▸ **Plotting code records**
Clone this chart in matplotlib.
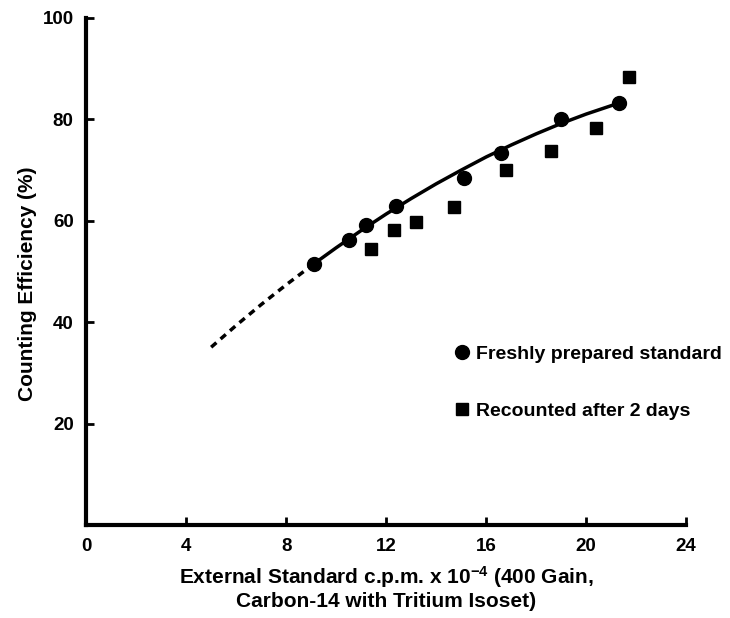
import matplotlib
matplotlib.use('Agg')
import matplotlib.pyplot as plt

plt.rcParams['font.family'] = ['Liberation Sans', 'DejaVu Sans']
plt.rcParams['font.weight'] = 'bold'
plt.rcParams['mathtext.fontset'] = 'custom'
plt.rcParams['mathtext.rm'] = 'Liberation Sans:bold'
plt.rcParams['mathtext.default'] = 'rm'

# freshly prepared standard (circles)
fresh_x = [9.1, 10.5, 11.2, 12.4, 15.1, 16.6, 19.0, 21.3]
fresh_y = [51.5, 56.2, 59.2, 62.9, 68.4, 73.4, 80.1, 83.2]

# recounted after 2 days (squares)
recount_x = [11.4, 12.3, 13.2, 14.7, 16.8, 18.6, 20.4, 21.7]
recount_y = [54.4, 58.2, 59.8, 62.7, 70.0, 73.8, 78.3, 88.4]

# fitted curve
curve_x = [9.1, 10, 11, 12, 13, 14, 15, 16, 17, 18, 19, 20, 21.3]
curve_y = [51.5, 54.7, 58.1, 61.35, 64.4, 67.3, 70.0, 72.6, 74.95, 77.15, 79.2, 81.05, 83.2]

# dashed extrapolation
extrap_x = [5, 6, 7, 8, 9.1]
extrap_y = [35.1, 39.4, 43.5, 47.4, 51.5]

x_ticks = [0, 4, 8, 12, 16, 20, 24]
y_ticks = [20, 40, 60, 80, 100]

fig = plt.figure(figsize=(7.3, 6.18), dpi=100)
ax = fig.add_axes([0.118, 0.150, 0.822, 0.821])

ax.plot(extrap_x, extrap_y, color='black', lw=2.5, ls=(0, (2.0, 1.6)))
ax.plot(curve_x, curve_y, color='black', lw=2.5)
ax.plot(fresh_x, fresh_y, 'o', color='black', ms=10, ls='none',
        label='Freshly prepared standard')
ax.plot(recount_x, recount_y, 's', color='black', ms=9, ls='none',
        label='Recounted after 2 days')

ax.set_xlim(0, 24)
ax.set_ylim(0, 100)
ax.set_xticks(x_ticks)
ax.set_yticks(y_ticks)
ax.tick_params(direction='in', length=6, width=2, labelsize=13.5, pad=9)

for side in ['top', 'right']:
    ax.spines[side].set_visible(False)
for side in ['left', 'bottom']:
    ax.spines[side].set_linewidth(3)

ax.set_ylabel('Counting Efficiency (%)', fontsize=15, fontweight='bold')
ax.yaxis.set_label_coords(-0.082, 0.477)
ax.set_xlabel('External Standard c.p.m. x 10$^{-4}$ (400 Gain,\nCarbon-14 with Tritium Isoset)',
              fontsize=15, fontweight='bold', labelpad=7, linespacing=1.1)

ax.legend(loc='upper left', bbox_to_anchor=(0.617, 0.354), frameon=False,
          fontsize=14, handlelength=0.6, handletextpad=0.4, labelspacing=2.0,
          borderaxespad=0, borderpad=0)

fig.savefig('out.png', dpi=100)
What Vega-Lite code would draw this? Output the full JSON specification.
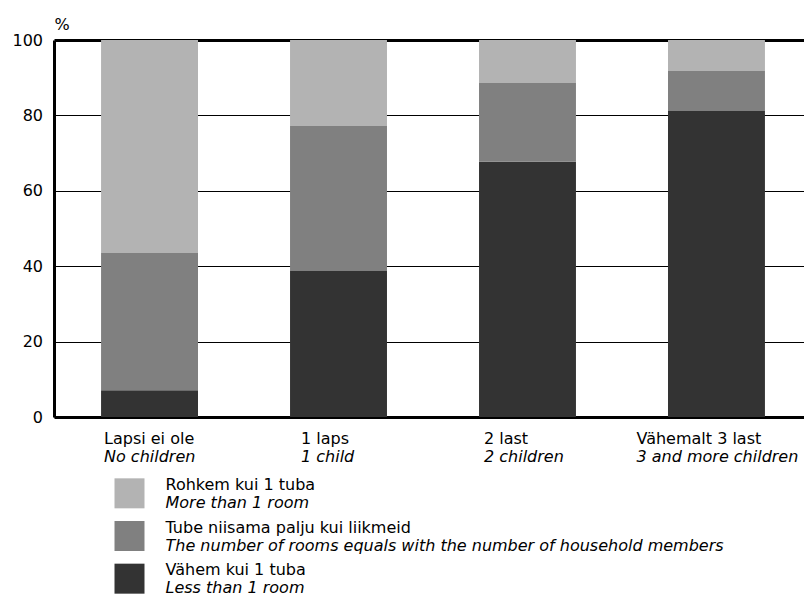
{
  "$schema": "https://vega.github.io/schema/vega-lite/v6.json",
  "padding": {"left": 11, "top": 16, "right": 0, "bottom": 0},
  "bounds": "flush",
  "spacing": 55,
  "config": {
    "font": "DejaVu Sans",
    "view": {"stroke": null},
    "axis": {"labelFont": "DejaVu Sans", "labelFontSize": 16, "titleFont": "DejaVu Sans", "titleFontSize": 16, "titleFontWeight": "normal", "labelColor": "#000", "titleColor": "#000"}
  },
  "datasets": {
    "bars": [
      {"group": "Lapsi ei ole|No children", "cat": "Vähem kui 1 tuba", "k": 1, "value": 7.1},
      {"group": "Lapsi ei ole|No children", "cat": "Tube niisama palju kui liikmeid", "k": 2, "value": 36.4},
      {"group": "Lapsi ei ole|No children", "cat": "Rohkem kui 1 tuba", "k": 3, "value": 56.5},
      {"group": "1 laps|1 child", "cat": "Vähem kui 1 tuba", "k": 1, "value": 38.7},
      {"group": "1 laps|1 child", "cat": "Tube niisama palju kui liikmeid", "k": 2, "value": 38.5},
      {"group": "1 laps|1 child", "cat": "Rohkem kui 1 tuba", "k": 3, "value": 22.8},
      {"group": "2 last|2 children", "cat": "Vähem kui 1 tuba", "k": 1, "value": 67.7},
      {"group": "2 last|2 children", "cat": "Tube niisama palju kui liikmeid", "k": 2, "value": 20.9},
      {"group": "2 last|2 children", "cat": "Rohkem kui 1 tuba", "k": 3, "value": 11.4},
      {"group": "Vähemalt 3 last|3 and more children", "cat": "Vähem kui 1 tuba", "k": 1, "value": 81.2},
      {"group": "Vähemalt 3 last|3 and more children", "cat": "Tube niisama palju kui liikmeid", "k": 2, "value": 10.6},
      {"group": "Vähemalt 3 last|3 and more children", "cat": "Rohkem kui 1 tuba", "k": 3, "value": 8.2}
    ],
    "legend": [
      {"cat": "Rohkem kui 1 tuba", "eng": "More than 1 room"},
      {"cat": "Tube niisama palju kui liikmeid", "eng": "The number of rooms equals with the number of household members"},
      {"cat": "Vähem kui 1 tuba", "eng": "Less than 1 room"}
    ]
  },
  "vconcat": [
    {
      "width": 758,
      "height": 377,
      "data": {"name": "bars"},
      "layer": [
        {
          "mark": {"type": "bar", "opacity": 1},
          "encoding": {
            "x": {
              "field": "group", "type": "nominal", "sort": null,
              "scale": {"paddingInner": 0.487, "paddingOuter": 0.249},
              "axis": {
                "orient": "bottom", "title": null, "domain": true, "domainColor": "#000", "domainWidth": 3,
                "ticks": false, "tickSize": 0, "grid": false, "labelAngle": 0, "labelAlign": "left",
                "labelBaseline": "alphabetic", "labelPadding": 26.5, "labelLimit": 400, "labelOverlap": false,
                "labelExpr": "split(datum.label, '|')[0]",
                "labelOffset": {
                  "condition": [
                    {"test": "datum.value === '1 laps|1 child'", "value": -37.5},
                    {"test": "datum.value === '2 last|2 children'", "value": -43.5},
                    {"test": "datum.value === 'Vähemalt 3 last|3 and more children'", "value": -80}
                  ],
                  "value": -45.5
                }
              }
            },
            "y": {
              "field": "value", "type": "quantitative", "stack": "zero",
              "scale": {"domain": [0, 100], "nice": false},
              "axis": {
                "title": "%", "titleAngle": 0, "titleAlign": "left", "titleBaseline": "alphabetic",
                "titleX": 0, "titleY": -10.5,
                "values": [0, 20, 40, 60, 80, 100], "ticks": false, "tickSize": 0, "labelPadding": 11.5,
                "domainColor": "#000", "domainWidth": 3,
                "grid": true, "gridColor": "#000", "gridOpacity": 1,
                "gridWidth": {"condition": {"test": "datum.value === 100", "value": 3}, "value": 1}
              }
            },
            "color": {
              "field": "cat", "type": "nominal",
              "scale": {"domain": ["Rohkem kui 1 tuba", "Tube niisama palju kui liikmeid", "Vähem kui 1 tuba"], "range": ["#b3b3b3", "#808080", "#333333"]},
              "legend": null
            },
            "order": {"field": "k", "type": "quantitative"}
          }
        },
        {
          "mark": {"type": "point", "opacity": 0},
          "encoding": {
            "x": {
              "field": "group", "type": "nominal", "sort": null,
              "axis": {
                "orient": "bottom", "title": null, "domain": false, "ticks": false, "tickSize": 0, "grid": false,
                "labelAngle": 0, "labelAlign": "left", "labelBaseline": "alphabetic", "labelPadding": 44.5,
                "labelFontStyle": "italic", "labelLimit": 400, "labelOverlap": false,
                "labelExpr": "split(datum.label, '|')[1]",
                "labelOffset": {
                  "condition": [
                    {"test": "datum.value === '1 laps|1 child'", "value": -37.5},
                    {"test": "datum.value === '2 last|2 children'", "value": -43.5},
                    {"test": "datum.value === 'Vähemalt 3 last|3 and more children'", "value": -80}
                  ],
                  "value": -45.5
                }
              }
            }
          }
        }
      ],
      "resolve": {"axis": {"x": "independent"}}
    },
    {
      "width": 151,
      "height": 128,
      "data": {"name": "legend"},
      "encoding": {
        "y": {"field": "cat", "type": "nominal", "sort": null, "axis": null, "scale": {"type": "point", "padding": 0.5}}
      },
      "layer": [
        {
          "mark": {"type": "square", "size": 900, "opacity": 1, "filled": true, "strokeWidth": 0},
          "encoding": {
            "color": {"field": "cat", "type": "nominal", "legend": null}
          }
        },
        {
          "mark": {"type": "text", "align": "left", "baseline": "alphabetic", "dx": 36, "dy": -3.5, "fontSize": 16, "font": "DejaVu Sans", "color": "#000"},
          "encoding": {"text": {"field": "cat"}}
        },
        {
          "mark": {"type": "text", "align": "left", "baseline": "alphabetic", "dx": 36, "dy": 14.5, "fontSize": 16, "font": "DejaVu Sans", "fontStyle": "italic", "color": "#000"},
          "encoding": {"text": {"field": "eng"}}
        }
      ]
    }
  ]
}
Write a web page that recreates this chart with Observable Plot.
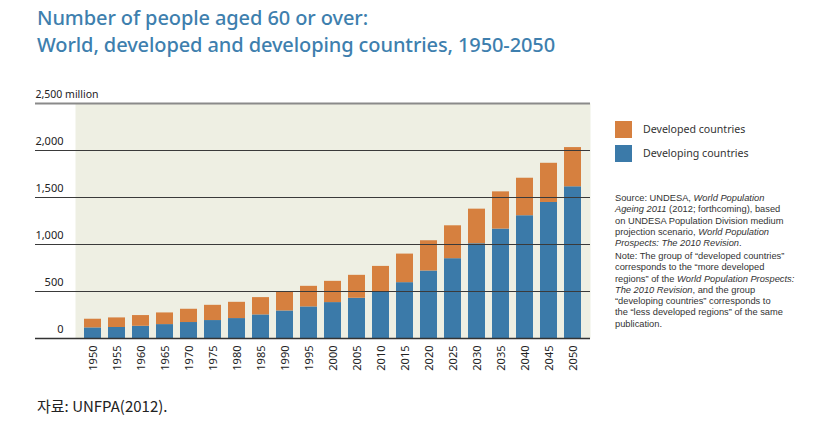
<!DOCTYPE html>
<html><head><meta charset="utf-8">
<script src="https://cdn.jsdelivr.net/npm/d3@7"></script>
<script src="https://cdn.jsdelivr.net/npm/@observablehq/plot@0.6"></script>
<style>
body{margin:0;background:#fff;font-family:"Noto Sans",sans-serif;}
#wrap{position:relative;width:813px;height:433px;overflow:hidden;}
#title{position:absolute;left:37px;top:4px;color:#3e7fae;font-size:20px;font-weight:500;line-height:27px;font-family:"Noto Sans",sans-serif;letter-spacing:-0.1px;}
#chart{position:absolute;left:0;top:80px;}
#legend{position:absolute;left:615px;top:117px;font-size:10.6px;color:#333;}
.li{display:flex;align-items:center;height:24px;}
.sw{width:17px;height:17px;margin-right:11px;}
#notes{position:absolute;left:615px;top:193px;width:200px;font-family:"Liberation Sans",Arial,sans-serif;font-size:9.3px;line-height:11.3px;color:#333;}
#notes p{margin:0 0 1.5px 0;}
#foot{position:absolute;left:37px;top:395px;font-size:15px;color:#222;font-family:"Noto Sans CJK KR","Noto Sans",sans-serif;}
</style></head>
<body>
<div id="wrap">
<div id="title">Number of people aged 60 or over:<br>World, developed and developing countries, 1950-2050</div>
<div id="chart"></div>
<div id="legend"></div>
<div id="notes">
<p>Source: UNDESA, <i>World Population</i><br><i>Ageing 2011</i> (2012; forthcoming), based<br>on UNDESA Population Division medium<br>projection scenario, <i>World Population</i><br><i>Prospects: The 2010 Revision</i>.</p>
<p>Note: The group of “developed countries”<br>corresponds to the “more developed<br>regions” of the <i>World Population Prospects:</i><br><i>The 2010 Revision</i>, and the group<br>“developing countries” corresponds to<br>the “less developed regions” of the same<br>publication.</p>
</div>
<div id="foot">자료: UNFPA(2012).</div>
</div>
<script>
const years = ["1950","1955","1960","1965","1970","1975","1980","1985","1990","1995","2000","2005","2010","2015","2020","2025","2030","2035","2040","2045","2050"];
const developing = [113,117,130,148,170,191,212,251,293,336,382,428,499,594,718,849,1008,1164,1306,1447,1614];
const developed = [92,102,114,124,141,162,173,184,198,219,226,244,268,304,322,350,368,396,399,417,417];
const seriesNames = ["Developed countries","Developing countries"];
const seriesColors = ["#d6803f","#3b7aa9"];
const yTicks = [0,500,1000,1500,2000];

const data = [];
years.forEach((y,i)=>{
  data.push({year:y, series:"Developing countries", value:developing[i]});
  data.push({year:y, series:"Developed countries", value:developed[i]});
});

const chart = Plot.plot({
  width: 813, height: 300,
  marginLeft: 75, marginRight: 223, marginTop: 23, marginBottom: 42,
  style: {fontFamily: "Noto Sans, sans-serif", fontSize: "11px", color: "#222", background: "transparent"},
  x: {type: "band", domain: years, paddingInner: 0.3, paddingOuter: 0, label: null},
  y: {domain: [0,2500], label: null},
  color: {domain: seriesNames, range: seriesColors},
  marks: [
    Plot.frame({fill: "#eeefe3", stroke: null}),
    Plot.barY(data, {x: "year", y: "value", fill: "series", order: null}),
    Plot.ruleY(yTicks.filter(d=>d>0), {stroke: "#3a3a3a", strokeWidth: 1, insetLeft: -40}),
    Plot.ruleY([2500], {stroke: "#8a8a8a", strokeWidth: 2, insetLeft: -40}),
    Plot.ruleY([0], {stroke: "#333", strokeWidth: 1.5, insetLeft: -40}),
    Plot.text(yTicks, {y: d=>d, text: d=>d3.format(",")(d), frameAnchor: "left", textAnchor: "end", dx: -12, dy: -9, fill: "#222", fontSize: 11}),
    Plot.text([2500], {y: d=>d, text: d=>d3.format(",")(d)+" million", frameAnchor: "left", textAnchor: "start", dx: -40, dy: -9, fill: "#222", fontSize: 10.5}),
    Plot.axisX({tickRotate: -90, tickSize: 0, tickPadding: 7, fontSize: 11, label: null}),
    Plot.axisY({ticks: [], label: null})
  ]
});
document.getElementById("chart").appendChild(chart);

const leg = document.getElementById("legend");
seriesNames.forEach((n,i)=>{
  const row = document.createElement("div"); row.className="li";
  const sw = document.createElement("div"); sw.className="sw"; sw.style.background = seriesColors[i];
  const t = document.createElement("span"); t.textContent = n;
  row.appendChild(sw); row.appendChild(t); leg.appendChild(row);
});
</script>
</body></html>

▸ **DIRECTIONS FOR THIS TASK**
Leave out the pictures and repeat exactly the lines from the start of the material through the line that contains "ax = fig.add_axes([0.118, 0.150, 0.822, 0.821])", both included.

▸ **EXPECTED ANSWER**
Clone this chart in matplotlib.
import matplotlib
matplotlib.use('Agg')
import matplotlib.pyplot as plt

plt.rcParams['font.family'] = ['Liberation Sans', 'DejaVu Sans']
plt.rcParams['font.weight'] = 'bold'
plt.rcParams['mathtext.fontset'] = 'custom'
plt.rcParams['mathtext.rm'] = 'Liberation Sans:bold'
plt.rcParams['mathtext.default'] = 'rm'

# freshly prepared standard (circles)
fresh_x = [9.1, 10.5, 11.2, 12.4, 15.1, 16.6, 19.0, 21.3]
fresh_y = [51.5, 56.2, 59.2, 62.9, 68.4, 73.4, 80.1, 83.2]

# recounted after 2 days (squares)
recount_x = [11.4, 12.3, 13.2, 14.7, 16.8, 18.6, 20.4, 21.7]
recount_y = [54.4, 58.2, 59.8, 62.7, 70.0, 73.8, 78.3, 88.4]

# fitted curve
curve_x = [9.1, 10, 11, 12, 13, 14, 15, 16, 17, 18, 19, 20, 21.3]
curve_y = [51.5, 54.7, 58.1, 61.35, 64.4, 67.3, 70.0, 72.6, 74.95, 77.15, 79.2, 81.05, 83.2]

# dashed extrapolation
extrap_x = [5, 6, 7, 8, 9.1]
extrap_y = [35.1, 39.4, 43.5, 47.4, 51.5]

x_ticks = [0, 4, 8, 12, 16, 20, 24]
y_ticks = [20, 40, 60, 80, 100]

fig = plt.figure(figsize=(7.3, 6.18), dpi=100)
ax = fig.add_axes([0.118, 0.150, 0.822, 0.821])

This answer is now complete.